There’s a lot of talk about STEM (science, technology, engineering, math) and STEAM (add “arts”), and plenty of laudable products to support entertaining educational play. Mattel supports Nickelodeon’s BLAZE, for example, and there are a wide array of licensed Discovery toys spanning an array of subjects.

But sometimes there seem to be hidden potential applications for other toys. Take Mattel’s new talking Barbie. A child can ask questions of the doll; questions and responses are stored in the cloud, content can be updated by Mattel, and the doll builds on past conversations.

We asked whether there had been any thought to a wider range of inquiries and whether the doll searches the Internet. “Barbie will never search the Internet; we’re COPPA [Children’s Online Privacy Protection Act] compliant,” came the reflexive response to an anticipated question that might have insinuated Barbie entertaining inappropriate subject matter with her charges.

But I was asking in a different context. Last fall there was a media frenzy when a mother wrote an article for The New York Times about how Apple’s Siri app engages her autistic son by being willing to pursue a subject endlessly. (See also NPR interview with the mom.)

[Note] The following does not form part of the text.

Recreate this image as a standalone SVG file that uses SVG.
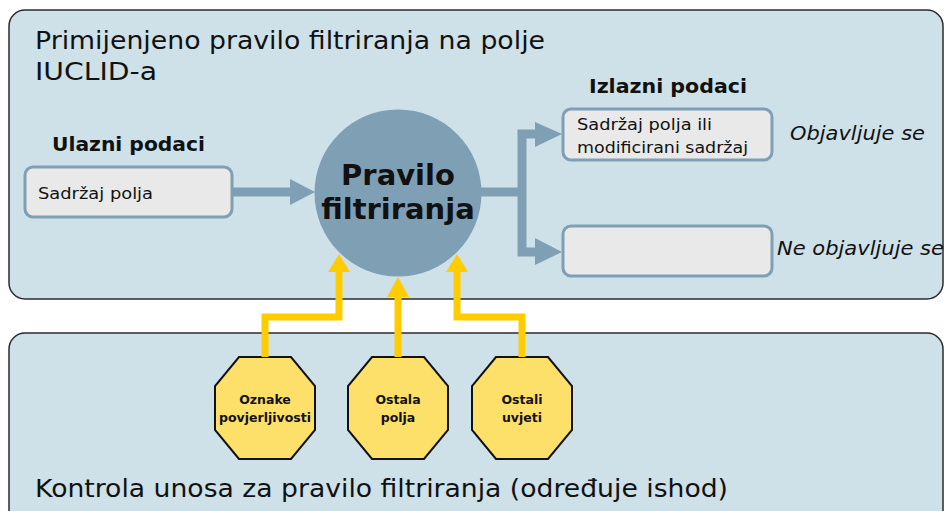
<svg xmlns="http://www.w3.org/2000/svg" width="944" height="511" viewBox="0 0 944 511">
<defs>
<style>
.panel{fill:#cee1e8;stroke:#2b2b2b;stroke-width:1.5}
.box{fill:#e9e9e9;stroke:#7f9fb5;stroke-width:3}
.t{font-family:"DejaVu Sans",Verdana,sans-serif;fill:#111}
.big{font-size:24px}
.hd{font-size:19px;font-weight:bold}
.bx{font-size:16px}
.it{font-size:19px;font-style:italic}
.oct{fill:#fde069;stroke:#111;stroke-width:2}
.ot{font-size:12.5px;font-weight:bold;text-anchor:middle}
.blue{fill:none;stroke:#7f9fb5;stroke-width:9}
.bluehead{fill:#7f9fb5}
.yel{fill:none;stroke:#ffcc00;stroke-width:7}
.yelhead{fill:#ffcc00}
</style>
</defs>
<rect width="944" height="511" fill="#ffffff"/>
<g id="panel-top">
<rect class="panel" x="9" y="10" width="934" height="289" rx="16"/>
<text class="t big" x="35" y="49" textLength="510" lengthAdjust="spacingAndGlyphs">Primijenjeno pravilo filtriranja na polje</text>
<text class="t big" x="35" y="80" textLength="122" lengthAdjust="spacingAndGlyphs">IUCLID-a</text>
</g>
<g id="panel-bottom">
<rect class="panel" x="9" y="333" width="934" height="200" rx="16"/>
<text class="t big" x="35" y="497" textLength="693" lengthAdjust="spacingAndGlyphs">Kontrola unosa za pravilo filtriranja (određuje ishod)</text>
</g>
<g id="input">
<text class="t hd" x="52" y="151" textLength="153" lengthAdjust="spacingAndGlyphs">Ulazni podaci</text>
<rect class="box" x="25" y="167" width="207" height="50" rx="8"/>
<text class="t bx" x="38" y="199" textLength="115" lengthAdjust="spacingAndGlyphs">Sadržaj polja</text>
</g>
<g id="rule">
<circle cx="398" cy="193" r="83.5" fill="#7f9fb5"/>
<text class="t" x="398" y="185" font-size="29" font-weight="bold" text-anchor="middle">Pravilo</text>
<text class="t" x="398" y="219" font-size="29" font-weight="bold" text-anchor="middle">filtriranja</text>
</g>
<g id="outputs">
<text class="t hd" x="589" y="93" textLength="158" lengthAdjust="spacingAndGlyphs">Izlazni podaci</text>
<rect class="box" x="563" y="109" width="209" height="51" rx="8"/>
<text class="t bx" x="577" y="130" textLength="135" lengthAdjust="spacingAndGlyphs">Sadržaj polja ili</text>
<text class="t bx" x="577" y="153" textLength="171" lengthAdjust="spacingAndGlyphs">modificirani sadržaj</text>
<text class="t it" x="790" y="140" textLength="135" lengthAdjust="spacingAndGlyphs">Objavljuje se</text>
<rect class="box" x="563" y="226" width="209" height="50" rx="8"/>
<text class="t it" x="777" y="255" textLength="167" lengthAdjust="spacingAndGlyphs">Ne objavljuje se</text>
</g>
<g id="oct1">
<polygon class="oct" points="239,357 291,357 315,386 315,430 291,459 239,459 215,430 215,386"/>
<text class="t ot" x="265" y="404">Oznake</text>
<text class="t ot" x="265" y="422">povjerljivosti</text>
</g>
<g id="oct2">
<polygon class="oct" points="372,357 424,357 448,386 448,430 424,459 372,459 348,430 348,386"/>
<text class="t ot" x="398" y="404">Ostala</text>
<text class="t ot" x="398" y="422">polja</text>
</g>
<g id="oct3">
<polygon class="oct" points="496,357 548,357 572,386 572,430 548,459 496,459 472,430 472,386"/>
<text class="t ot" x="522" y="404">Ostali</text>
<text class="t ot" x="522" y="422">uvjeti</text>
</g>
<g id="connectors">
<line class="blue" x1="232" y1="192" x2="292" y2="192"/>
<polygon class="bluehead" points="290,179 315,192 290,205"/>
<polyline class="blue" points="481,192 522,192"/>
<polyline class="blue" points="537,134 522,134 522,252 537,252"/>
<polygon class="bluehead" points="535,122 562,134 535,147"/>
<polygon class="bluehead" points="535,238 562,252 535,265"/>
<polyline class="yel" points="265,357 265,317 339,317 339,270"/>
<polygon class="yelhead" points="328,272 339,254 350,272"/>
<polyline class="yel" points="398,357 398,295"/>
<polygon class="yelhead" points="387,297 398,277 409,297"/>
<polyline class="yel" points="522,357 522,317 457,317 457,270"/>
<polygon class="yelhead" points="446,272 457,254 468,272"/>
</g>
</svg>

The Mattel spokespeople were intrigued and introduced me to the outside developer who had created the Barbie application, Benjamin Morse, “Teddy Roboticist” for Toy Talk, a San Francisco company that has previously developed the apps The Winston Show (“a talk show where the characters talk back”) and SpeakaZoo (“where you talk with the animals”).

Feels like there’s something there for someone, whether it’s Barbie or otherwise.